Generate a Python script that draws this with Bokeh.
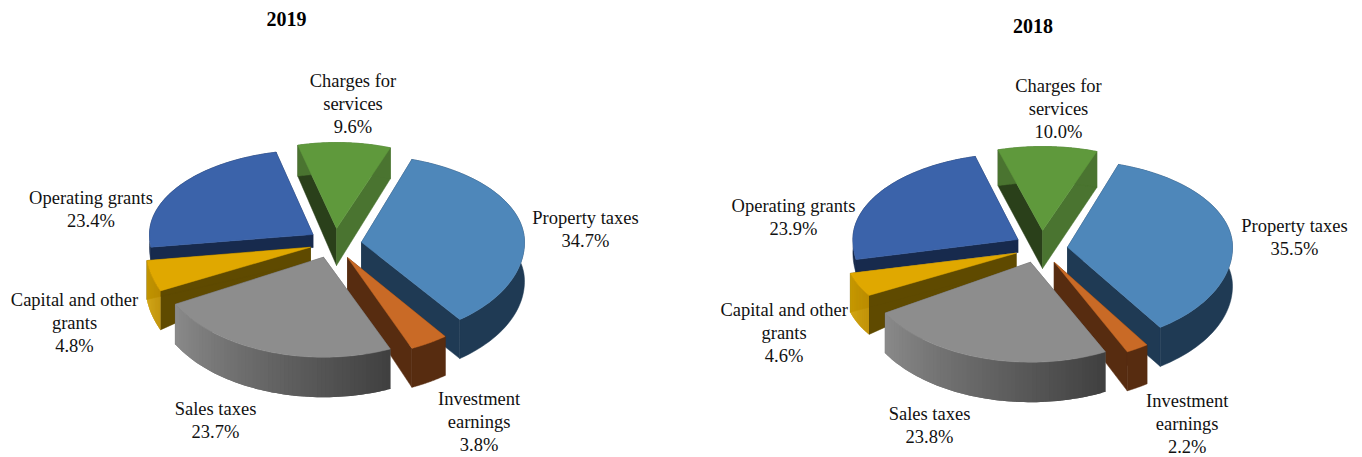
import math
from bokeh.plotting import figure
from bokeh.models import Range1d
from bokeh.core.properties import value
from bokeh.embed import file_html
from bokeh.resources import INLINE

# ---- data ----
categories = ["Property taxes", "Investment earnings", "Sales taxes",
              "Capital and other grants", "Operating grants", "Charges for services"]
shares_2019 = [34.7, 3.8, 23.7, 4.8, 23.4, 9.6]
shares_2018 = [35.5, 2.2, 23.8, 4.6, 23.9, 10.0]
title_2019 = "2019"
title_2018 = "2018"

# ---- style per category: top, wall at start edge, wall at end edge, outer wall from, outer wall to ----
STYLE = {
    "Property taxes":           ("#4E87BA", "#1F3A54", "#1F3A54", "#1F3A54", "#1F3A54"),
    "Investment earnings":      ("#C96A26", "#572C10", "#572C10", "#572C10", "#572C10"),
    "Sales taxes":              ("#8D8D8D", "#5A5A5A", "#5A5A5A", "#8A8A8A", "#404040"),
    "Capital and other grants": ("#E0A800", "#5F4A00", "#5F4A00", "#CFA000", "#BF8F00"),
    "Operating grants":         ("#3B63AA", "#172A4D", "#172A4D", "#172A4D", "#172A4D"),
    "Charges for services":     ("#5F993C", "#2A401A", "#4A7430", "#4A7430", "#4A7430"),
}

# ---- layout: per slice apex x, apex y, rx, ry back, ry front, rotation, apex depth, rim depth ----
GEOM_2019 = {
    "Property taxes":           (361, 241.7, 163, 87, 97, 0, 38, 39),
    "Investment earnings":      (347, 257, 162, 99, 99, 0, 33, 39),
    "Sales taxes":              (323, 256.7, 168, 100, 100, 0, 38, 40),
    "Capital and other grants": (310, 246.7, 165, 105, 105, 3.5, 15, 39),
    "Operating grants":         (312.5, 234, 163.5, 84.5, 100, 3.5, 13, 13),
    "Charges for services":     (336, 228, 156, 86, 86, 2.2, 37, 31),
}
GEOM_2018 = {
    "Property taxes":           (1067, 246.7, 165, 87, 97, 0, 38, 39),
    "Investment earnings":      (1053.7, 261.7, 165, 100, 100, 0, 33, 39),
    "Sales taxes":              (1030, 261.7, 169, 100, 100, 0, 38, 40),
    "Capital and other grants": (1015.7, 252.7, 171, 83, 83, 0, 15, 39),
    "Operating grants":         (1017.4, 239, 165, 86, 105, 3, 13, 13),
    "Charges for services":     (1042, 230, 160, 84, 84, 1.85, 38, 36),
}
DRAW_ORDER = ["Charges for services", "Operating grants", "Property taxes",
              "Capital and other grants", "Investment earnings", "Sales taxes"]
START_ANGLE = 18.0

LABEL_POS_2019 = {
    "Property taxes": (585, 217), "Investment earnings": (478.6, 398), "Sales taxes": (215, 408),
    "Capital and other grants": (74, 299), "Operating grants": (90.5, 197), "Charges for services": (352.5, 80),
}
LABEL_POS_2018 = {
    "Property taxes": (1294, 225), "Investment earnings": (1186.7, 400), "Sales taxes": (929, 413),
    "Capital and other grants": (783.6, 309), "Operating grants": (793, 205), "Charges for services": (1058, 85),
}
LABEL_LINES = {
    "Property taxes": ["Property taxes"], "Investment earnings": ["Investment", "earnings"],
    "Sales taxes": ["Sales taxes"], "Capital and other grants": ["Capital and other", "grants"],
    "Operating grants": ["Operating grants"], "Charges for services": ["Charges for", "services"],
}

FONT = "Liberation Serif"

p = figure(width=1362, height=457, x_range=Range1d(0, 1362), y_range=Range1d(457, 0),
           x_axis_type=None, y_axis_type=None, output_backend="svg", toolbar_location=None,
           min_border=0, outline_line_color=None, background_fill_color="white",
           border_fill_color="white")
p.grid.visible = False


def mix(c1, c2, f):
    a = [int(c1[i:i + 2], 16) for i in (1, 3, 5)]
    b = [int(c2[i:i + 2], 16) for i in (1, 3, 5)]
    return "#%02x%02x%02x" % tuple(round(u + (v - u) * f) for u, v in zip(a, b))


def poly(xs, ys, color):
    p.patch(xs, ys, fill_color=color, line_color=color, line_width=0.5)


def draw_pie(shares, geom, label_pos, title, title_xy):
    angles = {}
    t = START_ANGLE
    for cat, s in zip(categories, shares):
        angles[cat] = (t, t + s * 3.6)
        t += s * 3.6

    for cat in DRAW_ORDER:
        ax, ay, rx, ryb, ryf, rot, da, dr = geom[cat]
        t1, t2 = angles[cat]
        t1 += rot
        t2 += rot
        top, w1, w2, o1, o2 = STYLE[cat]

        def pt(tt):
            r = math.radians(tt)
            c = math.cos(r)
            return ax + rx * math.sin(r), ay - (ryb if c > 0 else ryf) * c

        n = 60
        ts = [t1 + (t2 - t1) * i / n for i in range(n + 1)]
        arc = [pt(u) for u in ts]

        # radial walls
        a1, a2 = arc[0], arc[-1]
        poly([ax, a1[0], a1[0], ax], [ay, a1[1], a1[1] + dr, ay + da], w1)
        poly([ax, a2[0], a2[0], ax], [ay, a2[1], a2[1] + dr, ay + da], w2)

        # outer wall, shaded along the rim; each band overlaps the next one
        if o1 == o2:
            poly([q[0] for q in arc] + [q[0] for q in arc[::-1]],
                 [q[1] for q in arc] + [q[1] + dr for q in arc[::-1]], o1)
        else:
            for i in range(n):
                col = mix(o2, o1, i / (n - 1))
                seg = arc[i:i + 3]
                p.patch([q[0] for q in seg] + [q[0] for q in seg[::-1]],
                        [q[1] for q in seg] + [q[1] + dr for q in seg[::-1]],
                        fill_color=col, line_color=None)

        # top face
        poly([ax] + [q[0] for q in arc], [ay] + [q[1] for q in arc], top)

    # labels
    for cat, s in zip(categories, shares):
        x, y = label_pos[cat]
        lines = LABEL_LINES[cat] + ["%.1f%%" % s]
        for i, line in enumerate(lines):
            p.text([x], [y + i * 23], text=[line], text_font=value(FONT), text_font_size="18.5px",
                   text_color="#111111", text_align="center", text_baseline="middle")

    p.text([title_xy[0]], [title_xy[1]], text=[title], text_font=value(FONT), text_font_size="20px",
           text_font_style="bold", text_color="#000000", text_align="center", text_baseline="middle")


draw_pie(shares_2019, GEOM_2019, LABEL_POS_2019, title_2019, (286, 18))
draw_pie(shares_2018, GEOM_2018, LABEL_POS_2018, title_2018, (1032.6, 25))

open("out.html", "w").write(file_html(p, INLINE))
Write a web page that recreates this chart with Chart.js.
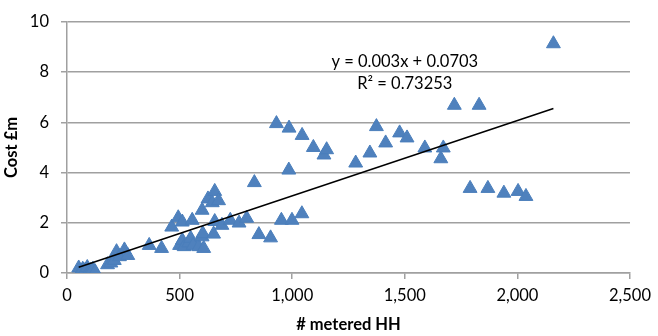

▶ **Problem statement**
Verbatim reproduction of every record is required; images are left out.

▶ **In response**
Generate a Python script that draws this with Bokeh.
import math
from bokeh.plotting import figure
from bokeh.models import Range1d
from bokeh.core.properties import value
from bokeh.embed import file_html
from bokeh.resources import INLINE

# ---- data ----
categories = ["Property taxes", "Investment earnings", "Sales taxes",
              "Capital and other grants", "Operating grants", "Charges for services"]
shares_2019 = [34.7, 3.8, 23.7, 4.8, 23.4, 9.6]
shares_2018 = [35.5, 2.2, 23.8, 4.6, 23.9, 10.0]
title_2019 = "2019"
title_2018 = "2018"

# ---- style per category: top, wall at start edge, wall at end edge, outer wall from, outer wall to ----
STYLE = {
    "Property taxes":           ("#4E87BA", "#1F3A54", "#1F3A54", "#1F3A54", "#1F3A54"),
    "Investment earnings":      ("#C96A26", "#572C10", "#572C10", "#572C10", "#572C10"),
    "Sales taxes":              ("#8D8D8D", "#5A5A5A", "#5A5A5A", "#8A8A8A", "#404040"),
    "Capital and other grants": ("#E0A800", "#5F4A00", "#5F4A00", "#CFA000", "#BF8F00"),
    "Operating grants":         ("#3B63AA", "#172A4D", "#172A4D", "#172A4D", "#172A4D"),
    "Charges for services":     ("#5F993C", "#2A401A", "#4A7430", "#4A7430", "#4A7430"),
}

# ---- layout: per slice apex x, apex y, rx, ry back, ry front, rotation, apex depth, rim depth ----
GEOM_2019 = {
    "Property taxes":           (361, 241.7, 163, 87, 97, 0, 38, 39),
    "Investment earnings":      (347, 257, 162, 99, 99, 0, 33, 39),
    "Sales taxes":              (323, 256.7, 168, 100, 100, 0, 38, 40),
    "Capital and other grants": (310, 246.7, 165, 105, 105, 3.5, 15, 39),
    "Operating grants":         (312.5, 234, 163.5, 84.5, 100, 3.5, 13, 13),
    "Charges for services":     (336, 228, 156, 86, 86, 2.2, 37, 31),
}
GEOM_2018 = {
    "Property taxes":           (1067, 246.7, 165, 87, 97, 0, 38, 39),
    "Investment earnings":      (1053.7, 261.7, 165, 100, 100, 0, 33, 39),
    "Sales taxes":              (1030, 261.7, 169, 100, 100, 0, 38, 40),
    "Capital and other grants": (1015.7, 252.7, 171, 83, 83, 0, 15, 39),
    "Operating grants":         (1017.4, 239, 165, 86, 105, 3, 13, 13),
    "Charges for services":     (1042, 230, 160, 84, 84, 1.85, 38, 36),
}
DRAW_ORDER = ["Charges for services", "Operating grants", "Property taxes",
              "Capital and other grants", "Investment earnings", "Sales taxes"]
START_ANGLE = 18.0

LABEL_POS_2019 = {
    "Property taxes": (585, 217), "Investment earnings": (478.6, 398), "Sales taxes": (215, 408),
    "Capital and other grants": (74, 299), "Operating grants": (90.5, 197), "Charges for services": (352.5, 80),
}
LABEL_POS_2018 = {
    "Property taxes": (1294, 225), "Investment earnings": (1186.7, 400), "Sales taxes": (929, 413),
    "Capital and other grants": (783.6, 309), "Operating grants": (793, 205), "Charges for services": (1058, 85),
}
LABEL_LINES = {
    "Property taxes": ["Property taxes"], "Investment earnings": ["Investment", "earnings"],
    "Sales taxes": ["Sales taxes"], "Capital and other grants": ["Capital and other", "grants"],
    "Operating grants": ["Operating grants"], "Charges for services": ["Charges for", "services"],
}

FONT = "Liberation Serif"

p = figure(width=1362, height=457, x_range=Range1d(0, 1362), y_range=Range1d(457, 0),
           x_axis_type=None, y_axis_type=None, output_backend="svg", toolbar_location=None,
           min_border=0, outline_line_color=None, background_fill_color="white",
           border_fill_color="white")
p.grid.visible = False


def mix(c1, c2, f):
    a = [int(c1[i:i + 2], 16) for i in (1, 3, 5)]
    b = [int(c2[i:i + 2], 16) for i in (1, 3, 5)]
    return "#%02x%02x%02x" % tuple(round(u + (v - u) * f) for u, v in zip(a, b))


def poly(xs, ys, color):
    p.patch(xs, ys, fill_color=color, line_color=color, line_width=0.5)


def draw_pie(shares, geom, label_pos, title, title_xy):
    angles = {}
    t = START_ANGLE
    for cat, s in zip(categories, shares):
        angles[cat] = (t, t + s * 3.6)
        t += s * 3.6

    for cat in DRAW_ORDER:
        ax, ay, rx, ryb, ryf, rot, da, dr = geom[cat]
        t1, t2 = angles[cat]
        t1 += rot
        t2 += rot
        top, w1, w2, o1, o2 = STYLE[cat]

        def pt(tt):
            r = math.radians(tt)
            c = math.cos(r)
            return ax + rx * math.sin(r), ay - (ryb if c > 0 else ryf) * c

        n = 60
        ts = [t1 + (t2 - t1) * i / n for i in range(n + 1)]
        arc = [pt(u) for u in ts]

        # radial walls
        a1, a2 = arc[0], arc[-1]
        poly([ax, a1[0], a1[0], ax], [ay, a1[1], a1[1] + dr, ay + da], w1)
        poly([ax, a2[0], a2[0], ax], [ay, a2[1], a2[1] + dr, ay + da], w2)

        # outer wall, shaded along the rim; each band overlaps the next one
        if o1 == o2:
            poly([q[0] for q in arc] + [q[0] for q in arc[::-1]],
                 [q[1] for q in arc] + [q[1] + dr for q in arc[::-1]], o1)
        else:
            for i in range(n):
                col = mix(o2, o1, i / (n - 1))
                seg = arc[i:i + 3]
                p.patch([q[0] for q in seg] + [q[0] for q in seg[::-1]],
                        [q[1] for q in seg] + [q[1] + dr for q in seg[::-1]],
                        fill_color=col, line_color=None)

        # top face
        poly([ax] + [q[0] for q in arc], [ay] + [q[1] for q in arc], top)

    # labels
    for cat, s in zip(categories, shares):
        x, y = label_pos[cat]
        lines = LABEL_LINES[cat] + ["%.1f%%" % s]
        for i, line in enumerate(lines):
            p.text([x], [y + i * 23], text=[line], text_font=value(FONT), text_font_size="18.5px",
                   text_color="#111111", text_align="center", text_baseline="middle")

    p.text([title_xy[0]], [title_xy[1]], text=[title], text_font=value(FONT), text_font_size="20px",
           text_font_style="bold", text_color="#000000", text_align="center", text_baseline="middle")


draw_pie(shares_2019, GEOM_2019, LABEL_POS_2019, title_2019, (286, 18))
draw_pie(shares_2018, GEOM_2018, LABEL_POS_2018, title_2018, (1032.6, 25))

open("out.html", "w").write(file_html(p, INLINE))
Write a web page that recreates this chart with Chart.js.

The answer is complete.